With the apparently unstoppable march towards electronic components it would also be worthwhile checking that the bike you buy has internal cable routing, in order to gracefully accommodate electronic upgrades.
While the shifters, derailleurs and chainset are probably the most important parts of any groupset, it’s worth looking at the full spec to see if you’re getting full bang for your buck. While a lower end chain or cassette shouldn’t have too much of a negative effect, many manufacturers will hit a price point by fitting budget brakes which won’t match up when it comes to braking modulation. See if you can find a bike with brakes that match the rest of the groupset.
Bikes under £2000: wheels
The wheels are often the weakest part of a lot of new bikes, wherever they sit in the market, and the story’s no different for plenty of £2000 road bikes. While the frame might be at a World Tour level, the supplied wheels are most likely to be better suited to duties as sturdy training wheels.
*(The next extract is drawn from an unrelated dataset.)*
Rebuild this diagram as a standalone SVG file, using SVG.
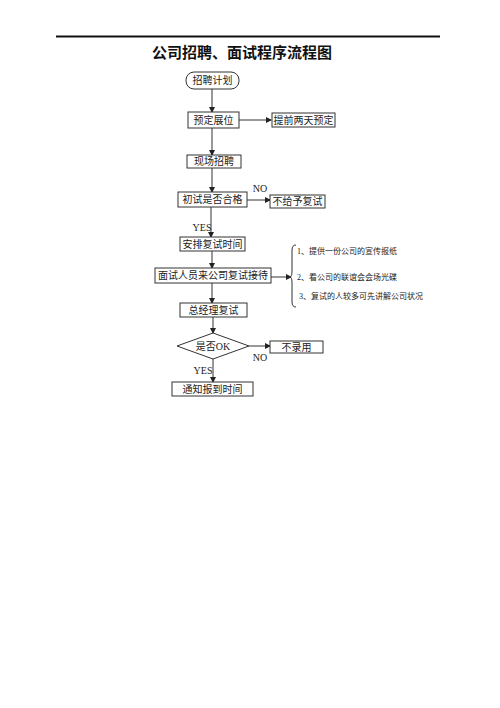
<svg xmlns="http://www.w3.org/2000/svg" width="500" height="708" viewBox="0 0 500 708">
<style>
.box{fill:#fff;stroke:#333;stroke-width:1}
.t{font-family:"Liberation Serif","Noto Sans CJK SC",serif;font-size:10px;fill:#222;text-anchor:middle;dominant-baseline:central}
.n{font-family:"Liberation Serif","Noto Sans CJK SC",serif;font-size:8px;fill:#222;dominant-baseline:central}
.lbl{font-family:"Liberation Serif","Noto Sans CJK SC",serif;font-size:10px;fill:#222;text-anchor:middle;dominant-baseline:central}
.c{stroke:#333;stroke-width:1;fill:none}
</style>
<defs>
<marker id="ah" markerWidth="6" markerHeight="6" refX="5" refY="3" orient="auto" markerUnits="userSpaceOnUse">
<path d="M0,0 L6,3 L0,6 Z" fill="#222"/>
</marker>
</defs>
<rect width="500" height="708" fill="#fff"/>
<line x1="56" y1="36.5" x2="440" y2="36.5" stroke="#111" stroke-width="2"/>
<text x="242" y="51" font-family="'Noto Sans CJK SC',sans-serif" font-size="15" font-weight="bold" text-anchor="middle" dominant-baseline="central" fill="#111">公司招聘、面试程序流程图</text>
<g id="connectors">
<line class="c" x1="212" y1="89" x2="212" y2="112" marker-end="url(#ah)"/>
<line class="c" x1="239" y1="120" x2="271" y2="120" marker-end="url(#ah)"/>
<line class="c" x1="212" y1="128" x2="212" y2="155" marker-end="url(#ah)"/>
<line class="c" x1="212" y1="168" x2="212" y2="192" marker-end="url(#ah)"/>
<line class="c" x1="247" y1="200" x2="270" y2="200" marker-end="url(#ah)"/>
<text class="lbl" x="260" y="188">NO</text>
<line class="c" x1="211" y1="207" x2="211" y2="237" marker-end="url(#ah)"/>
<text class="lbl" x="202" y="227">YES</text>
<line class="c" x1="212" y1="251" x2="212" y2="268" marker-end="url(#ah)"/>
<line class="c" x1="271" y1="277" x2="291" y2="277" marker-end="url(#ah)"/>
<line class="c" x1="212" y1="283" x2="212" y2="303" marker-end="url(#ah)"/>
<line class="c" x1="213" y1="317" x2="213" y2="333" marker-end="url(#ah)"/>
<line class="c" x1="249" y1="346" x2="270" y2="346" marker-end="url(#ah)"/>
<text class="lbl" x="260" y="357">NO</text>
<line class="c" x1="213" y1="359" x2="213" y2="382" marker-end="url(#ah)"/>
<text class="lbl" x="203" y="370">YES</text>
</g>
<g id="start"><rect class="box" x="186" y="72" width="53" height="17" rx="8" ry="8"/><text class="t" x="212.5" y="80.5">招聘计划</text></g>
<g id="booth"><rect class="box" x="188" y="112" width="51" height="16"/><text class="t" x="213.5" y="120">预定展位</text></g>
<g id="reserve"><rect class="box" x="272" y="113" width="63" height="14"/><text class="t" x="303.5" y="120">提前两天预定</text></g>
<g id="onsite"><rect class="box" x="187" y="155" width="54" height="13"/><text class="t" x="214" y="161.5">现场招聘</text></g>
<g id="screen"><rect class="box" x="178" y="192" width="69" height="15"/><text class="t" x="212.5" y="199.5">初试是否合格</text></g>
<g id="reject1"><rect class="box" x="270" y="195" width="55" height="13"/><text class="t" x="297.5" y="201.5">不给予复试</text></g>
<g id="schedule"><rect class="box" x="180" y="237" width="65" height="14"/><text class="t" x="212.5" y="244">安排复试时间</text></g>
<g id="reception"><rect class="box" x="155" y="268" width="116" height="15"/><text class="t" x="213" y="275.5">面试人员来公司复试接待</text></g>
<g id="notes">
<path class="c" d="M296,245 Q292,245 292,250 L292,272 Q292,277 289,277 Q292,277 292,282 L292,302 Q292,307 296,307"/>
<text class="n" x="297" y="251">1、提供一份公司的宣传报纸</text>
<text class="n" x="297" y="277">2、看公司的联谊会会场光碟</text>
<text class="n" x="299" y="296">3、复试的人较多可先讲解公司状况</text>
</g>
<g id="gm"><rect class="box" x="180" y="303" width="67" height="14"/><text class="t" x="213.5" y="310">总经理复试</text></g>
<g id="ok"><polygon class="box" points="213,333 249,346 213,359 177,346"/><text class="t" x="213" y="346">是否OK</text></g>
<g id="reject2"><rect class="box" x="270" y="341" width="53" height="12"/><text class="t" x="296.5" y="347">不录用</text></g>
<g id="notify"><rect class="box" x="172" y="382" width="81" height="14"/><text class="t" x="212.5" y="389">通知报到时间</text></g>
</svg>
This could well be one of the first places to look when it comes to upgrading your bike further down the line. A lighter or more aerodynamic pair of wheels will really help you make the most of a great frame.
Warranty on bikes under £2000
Hopefully you won’t need it, but particularly with carbon frames it can be worth having one eye on what sort of warranty the manufacturer can offer. The standard warranty is around two to three years, although some manufacturers such as Specialized and Canyon go as far as offering lifetime warranties on frames.